Wed May 20 20:36:23 UTC 2020

On Wed, May 20, 2020 at 09:21:25PM +0100, Matt Caswell wrote:

> > Explanation:
> > want_write = BIO_ctrl_pending(network_bio)
> > want_read = BIO_ctrl_get_read_request(network_bio)
> > 
> > I didn't instrument the write part, only the read part.
> > want_read>0 -> invoke read, check result:  read=STATUS, num_read=N
> > So the last read does not get the data the library wants,
> > and hence the client fails and closes the connection.
> 
> This sounds odd. Why does the client fail because it hasn't read the
> expected data yet? Normally (with non-blocking sockets), a failure to
> read the expected data will result in SSL_get_error() returning
> SSL_ERROR_WANT_READ - indicating that the data is not currently
> available and we should retry again later. That isn't a fatal error, so
> the connection should not be closed.
> 
> So - when you say the client fails - what exactly happens?
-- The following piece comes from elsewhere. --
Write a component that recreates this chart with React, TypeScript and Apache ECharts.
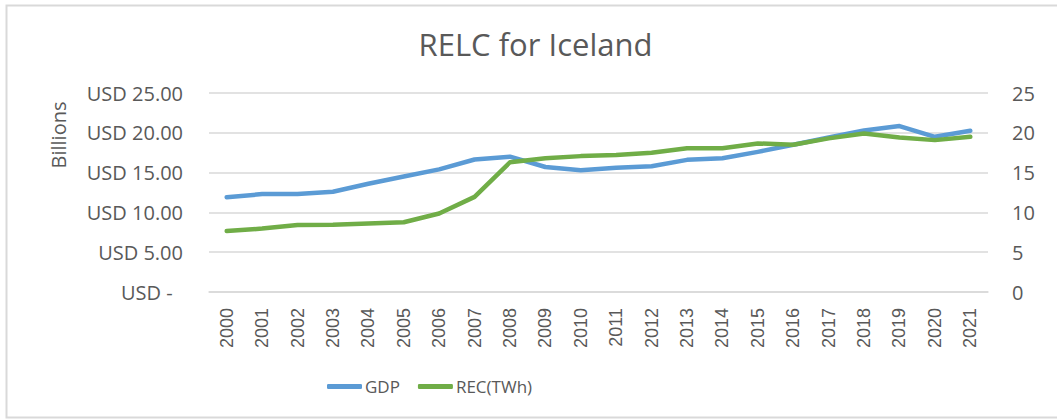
import React, { useEffect, useRef } from "react";
import * as echarts from "echarts";

const years = ["2000","2001","2002","2003","2004","2005","2006","2007","2008","2009","2010","2011","2012","2013","2014","2015","2016","2017","2018","2019","2020","2021"];
const gdp = [11.9, 12.3, 12.3, 12.6, 13.6, 14.5, 15.4, 16.65, 17.0, 15.7, 15.3, 15.6, 15.8, 16.6, 16.8, 17.6, 18.5, 19.4, 20.3, 20.85, 19.5, 20.25];
const rec = [7.65, 7.97, 8.43, 8.45, 8.6, 8.77, 9.86, 11.95, 16.3, 16.8, 17.07, 17.2, 17.5, 18.07, 18.07, 18.66, 18.5, 19.3, 19.9, 19.4, 19.08, 19.5];
const seriesNames = ["GDP", "REC(TWh)"];
const titleText = "RELC for Iceland";
const leftAxisName = "Billions";

export default function App() {
  const ref = useRef<HTMLDivElement>(null);
  useEffect(() => {
    if (!ref.current) return;
    const chart = echarts.init(ref.current, null, { renderer: "svg" });
    const grey = "#595959";
    const font = "'Open Sans', 'Noto Sans', sans-serif";
    chart.setOption({
      animation: false,
      textStyle: { fontFamily: font, color: grey },
      graphic: [
        {
          type: "rect",
          shape: { x: 6.5, y: 5.5, width: 1100, height: 412 },
          style: { fill: "none", stroke: "#d9d9d9", lineWidth: 2 },
          silent: true,
        },
        {
          type: "text",
          x: 535.5,
          y: 44,
          style: {
            text: titleText,
            fontSize: 31,
            fontFamily: font,
            fill: grey,
            align: "center",
            verticalAlign: "middle",
          },
        },
        {
          type: "text",
          x: 58,
          y: 135,
          rotation: Math.PI / 2,
          style: {
            text: leftAxisName,
            fontSize: 20,
            fontFamily: font,
            fill: grey,
            align: "center",
            verticalAlign: "middle",
          },
        },
      ],
      grid: { left: 209, right: 69, top: 93, bottom: 127 },
      legend: {
        left: 322,
        top: 373,
        itemWidth: 35,
        itemHeight: 5,
        itemGap: 18,
        icon: "roundRect",
        textStyle: { fontSize: 17, color: grey, fontFamily: font, padding: [0, 0, 0, -2] },
        data: seriesNames,
      },
      xAxis: {
        type: "category",
        data: years,
        boundaryGap: true,
        axisLine: { lineStyle: { color: "#d9d9d9", width: 1.5 } },
        axisTick: { show: false },
        axisLabel: {
          rotate: 90,
          interval: 0,
          margin: 16,
          fontSize: 18,
          color: grey,
          fontFamily: "'Liberation Sans', Arial, sans-serif",
        },
      },
      yAxis: [
        {
          type: "value",
          min: 0,
          max: 25,
          interval: 5,
          axisLine: { show: false },
          axisTick: { show: false },
          splitLine: { lineStyle: { color: "#d9d9d9", width: 1.5 } },
          axisLabel: {
            margin: 26,
            fontSize: 20,
            color: grey,
            formatter: (v: number) => (v === 0 ? "USD -  " : "USD " + v.toFixed(2)),
          },
        },
        {
          type: "value",
          min: 0,
          max: 25,
          interval: 5,
          position: "right",
          axisLine: { show: false },
          axisTick: { show: false },
          splitLine: { show: false },
          axisLabel: { margin: 24, fontSize: 20, color: grey },
        },
      ],
      series: [
        {
          name: seriesNames[0],
          type: "line",
          data: gdp,
          yAxisIndex: 0,
          showSymbol: false,
          symbol: "none",
          lineStyle: { color: "#5B9BD5", width: 4.5, cap: "round", join: "round" },
          itemStyle: { color: "#5B9BD5" },
        },
        {
          name: seriesNames[1],
          type: "line",
          data: rec,
          yAxisIndex: 1,
          showSymbol: false,
          symbol: "none",
          lineStyle: { color: "#70AD47", width: 4.5, cap: "round", join: "round" },
          itemStyle: { color: "#70AD47" },
        },
      ],
    });
    return () => chart.dispose();
  }, []);
  return (
    <div
      ref={ref}
      style={{ position: "fixed", left: 0, top: 0, width: 1057, height: 419, background: "#fff" }}
    />
  );
}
What does
> SSL_get_error() return at that point?

Speaking of which, I've recently discovered (a documented interface
landmine) that:

    status = SSL_read(ssl, ...);
    err = SSL_get_error(ssl, status);

is an anti-pattern, because the "correct" usage is:

    ERR_clear_error();
    status = SSL_read(ssl, ...);
    err = SSL_get_error(ssl, status);

without ERR_clear_error(), SSL_get_error() can randomly indicate false
positive connection failures, depending on what's left over on the
error stack:

    http://postfix.1071664.n5.nabble.com/quot-SSL-Shutdown-shutdown-while-in-init-quot-while-sending-and-receiving-td105822.html

My take is that this is a sufficiently nasty problem to warrant some
changes in SSL_read(), SSL_write, SSL_accept(), ... to internally
memoize the error status before returning, in a manner that does not
depend on the prior state of the error stack, and that then
SSL_get_error() must look only at the given (SSL *) handle and
not at the error stack.

-- 
    Viktor.